The popular revolt was seen as the first rip in the Cold War’s Iron Curtain.

It is essential to understand this moment to appreciate the angst of the Hungarian people, the balancing act they have needed to perform over many centuries.

On one hand the heart of great empires and on the other knowing the isolation of the oppressed.

I meet university student Adél Szoboszlai who is on duty at The Underground Memorial to the 1956 Uprising.

Caring for the museum this day is part of Adel’s duties as an assistant at the Hungarian Houses of Parliament.

The story of the revolution plays again in my mind.

As a child growing up in Melbourne I was made more aware of the uprising by the way things played out during the 1956 Olympics in which Hungary and Russia had a bloody confrontation in the swimming pool during the water polo.

Learning about such issues then, little did I expect to one day be in this country let alone be at this memorial.

It is a moving reminder to the unity and strength of the people.

In the autumn of that year, hundreds of thousands of Hungarians, in cities and the countryside, rose up against occupying Soviet forces and, critically, against the country’s brutal, homegrown secret police, the State Protection Authority.

For a few heady weeks, it seemed like the insurgents might actually push the Russians out altogether. By mid-November the Soviet army had regrouped and launched an all-out assault on a nation that was, nominally, both an ally and a protectorate.

Roughly 3000 Hungarian civilians – men, women, children – were killed during those three weeks.

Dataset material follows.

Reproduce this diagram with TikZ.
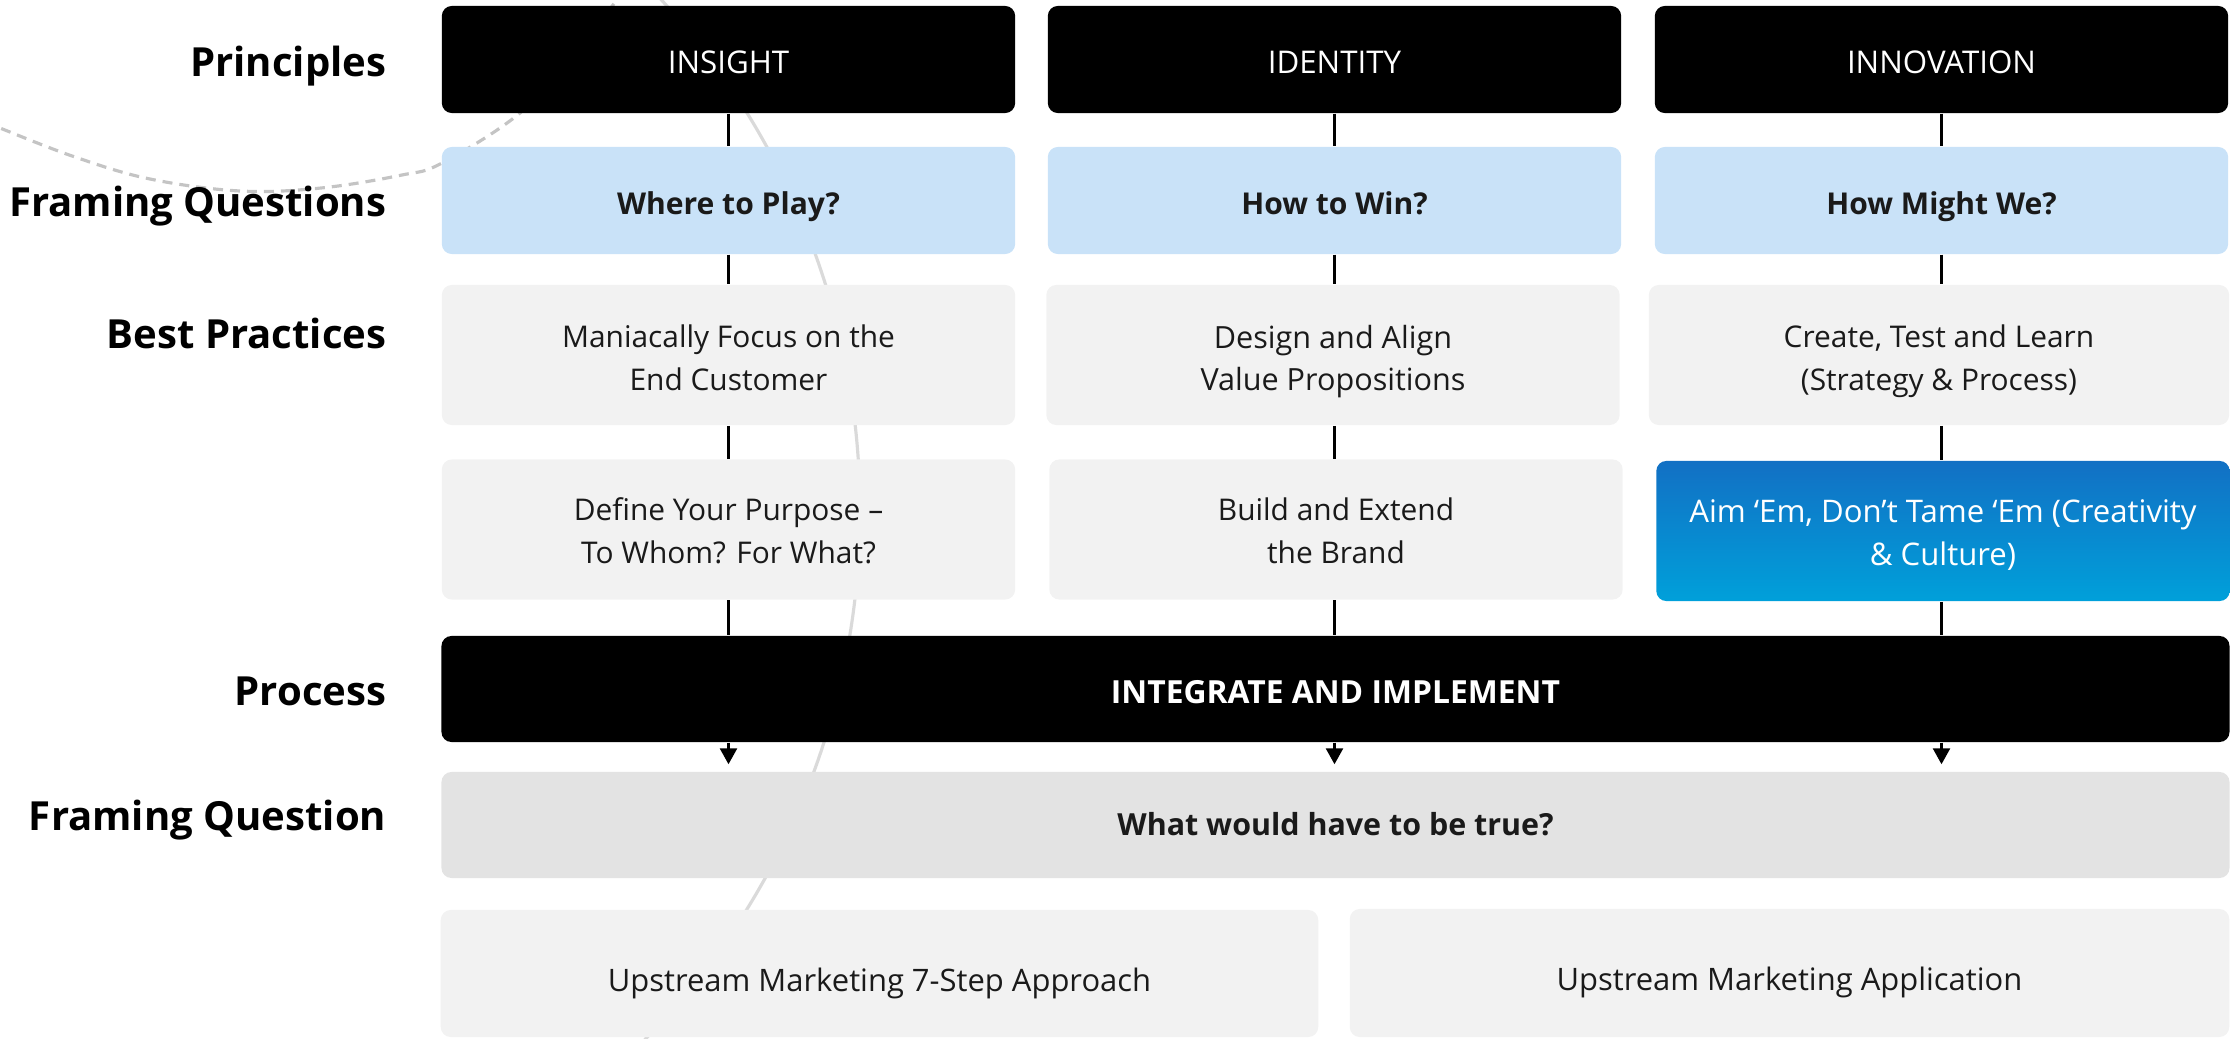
\documentclass[tikz,border=0pt]{standalone}
\usepackage{fontspec}
\setmainfont{Open Sans}
\usetikzlibrary{arrows.meta}
\definecolor{qblue}{HTML}{C9E2F8}
\definecolor{cardgrey}{HTML}{F2F2F2}
\definecolor{qgrey}{HTML}{E3E3E3}
\definecolor{arcgrey}{HTML}{DADADA}
\definecolor{dashgrey}{HTML}{C4C4C4}
\definecolor{bluetop}{HTML}{1270C4}
\definecolor{bluebot}{HTML}{00A0DA}
\definecolor{ink}{HTML}{1A1A1A}
% struts that give the two-line cards a fixed first-line height and last-line depth
\newcommand{\firstline}{\rule{0pt}{1.2em}}
\newcommand{\firstlinelow}{\rule{0pt}{1.06em}}
\newcommand{\lastline}{\rule[-0.25em]{0pt}{0pt}}
\begin{document}
\begin{tikzpicture}[x=0.01cm,y=-0.01cm,
  card/.style={rounded corners=0.1cm, inner sep=0pt, align=center,
    minimum width=5.73cm, text=ink, font=\fontsize{8.5}{12.2}\selectfont},
  oneline/.style={text height=0.81em, text depth=0em},
  blackcard/.style={card, oneline, fill=black, text=white, minimum height=1.07cm,
    font=\fontsize{8.9}{12.2}\selectfont},
  qcard/.style={card, oneline, fill=qblue, minimum height=1.07cm,
    font=\bfseries\fontsize{8.55}{12.2}\selectfont},
  practice/.style={card, fill=cardgrey, minimum height=1.40cm},
  bluecard/.style={card, top color=bluetop, bottom color=bluebot, text=white,
    minimum height=1.40cm, font=\fontsize{8.85}{12.2}\selectfont},
  wide/.style={card, fill=cardgrey, text height=1.01em, text depth=0em,
    font=\fontsize{8.8}{12.2}\selectfont},
  rowlabel/.style={anchor=east, inner sep=0pt, text=black, text height=0.73em, text depth=0em,
    font=\bfseries\fontsize{11.4}{14}\selectfont},
  link/.style={line width=0.75pt, black},
  flow/.style={link, -{Triangle[width=0.17cm,length=0.16cm]}, shorten >=0.07cm}
]
\useasboundingbox (0,0) rectangle (2238,1039);

% background arcs
\begin{scope}
  \clip (0,0) rectangle (2238,1039);
  \draw[arcgrey, line width=0.9pt] (103,511) circle[radius=757];
  \draw[dashgrey, line width=0.9pt, dash pattern=on 0.1cm off 0.07cm]
    plot[smooth, tension=0.6] coordinates {(-30,115) (0,128) (75,157) (150,179)
      (240,191) (321,188) (402,175) (442,163) (520,113) (575,52) (613,5) (630,-20)};
\end{scope}

% row labels
\node[rowlabel] (lp) at (387,64) {Principles};
\node[rowlabel] (lf) at (387,204) {Framing Questions};
\node[rowlabel] (lb) at (387,336) {Best Practices};
\node[rowlabel] (lr) at (387,693) {Process};
\node[rowlabel] (lq) at (387,818) {Framing Question};

% principles
\node[blackcard] (pr1) at (728.5,59.5) {INSIGHT};
\node[blackcard] (pr2) at (1334.5,59.5) {IDENTITY};
\node[blackcard] (pr3) at (1941.5,59.5) {INNOVATION};

% framing questions
\node[qcard] (fq1) at (728.5,200.5) {Where to Play?};
\node[qcard] (fq2) at (1334.5,200.5) {How to Win?};
\node[qcard] (fq3) at (1941.5,200.5) {How Might We?};

% best practices
\node[practice] (bp1) at (728.5,355) {\firstline Maniacally Focus on the\\End Customer\lastline};
\node[practice, font=\fontsize{8.7}{12.2}\selectfont] (bp2) at (1333,355) {\firstline Design and Align\\Value Propositions\lastline};
\node[practice, minimum width=5.80cm] (bp3) at (1939,355) {\firstline Create, Test and Learn\\(Strategy \& Process)\lastline};
\node[practice] (bq1) at (728.5,529.5) {\firstlinelow Define Your Purpose –\\To Whom? For What?\lastline};
\node[practice] (bq2) at (1336,529.5) {\firstlinelow Build and Extend\\the Brand\lastline};
\node[bluecard] (bq3) at (1943,531) {\firstlinelow Aim ‘Em, Don’t Tame ‘Em (Creativity\\\& Culture)\lastline};

% process
\node[blackcard, minimum width=17.87cm, minimum height=1.06cm,
  font=\bfseries\fontsize{9.05}{12.2}\selectfont] (proc) at (1335.5,689) {INTEGRATE AND IMPLEMENT};
\node[card, fill=qgrey, minimum width=17.87cm, minimum height=1.06cm,
  text height=0.61em, text depth=0em,
  font=\bfseries\fontsize{8.65}{12.2}\selectfont] (wq) at (1335.5,825) {What would have to be true?};

% applications
\node[wide, minimum width=8.77cm, minimum height=1.27cm] (up1) at (879.5,973.5) {Upstream Marketing 7-Step Approach};
\node[wide, minimum width=8.79cm, minimum height=1.28cm] (up2) at (1789.5,973) {Upstream Marketing Application};

% connectors
\draw[link] (pr1.south) -- (fq1.north);
\draw[link] (pr2.south) -- (fq2.north);
\draw[link] (pr3.south) -- (fq3.north);
\draw[link] (fq1.south) -- (fq1.south |- bp1.north);
\draw[link] (fq2.south) -- (fq2.south |- bp2.north);
\draw[link] (fq3.south) -- (fq3.south |- bp3.north);
\draw[link] (fq1.south |- bp1.south) -- (fq1.south |- bq1.north);
\draw[link] (fq2.south |- bp2.south) -- (fq2.south |- bq2.north);
\draw[link] (fq3.south |- bp3.south) -- (fq3.south |- bq3.north);
\draw[link] (fq1.south |- bq1.south) -- (fq1.south |- proc.north);
\draw[link] (fq2.south |- bq2.south) -- (fq2.south |- proc.north);
\draw[link] (fq3.south |- bq3.south) -- (fq3.south |- proc.north);
\draw[flow] (fq1.south |- proc.south) -- (fq1.south |- wq.north);
\draw[flow] (fq2.south |- proc.south) -- (fq2.south |- wq.north);
\draw[flow] (fq3.south |- proc.south) -- (fq3.south |- wq.north);
\end{tikzpicture}
\end{document}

The uprising was crushed. But the ripples of the revolt – the Prague Spring in ’68, Poland’s Solidarity trade union movement in the 1980s and other rebellions, large and small – were wide-ranging, and long-lasting.

A friend tells me she made the link with 1956 because when about 12 years old she met a Hungarian who was given asylum in Australia.

He must have been the first refugee she had come across.

The memorial is the gritty, gutsy come-on to a most confronting memoir.
On October 25, 1956, in a volley of fire, the Russian tanks in Kossuth Square changed Hungary.

Now I understood.
Today in the square, in front of the House of Parliament, they change the guard.

Armed with bayonetted rifles. Ceremonial, accurate, precise and powerful.

A country looking ahead to the future, a future deeply centred in Europe.
I turn and walk up the steps with a quote seared into my mind:

“Then the rain started to fall and it mixed with the blood and painted the cobblestones red.”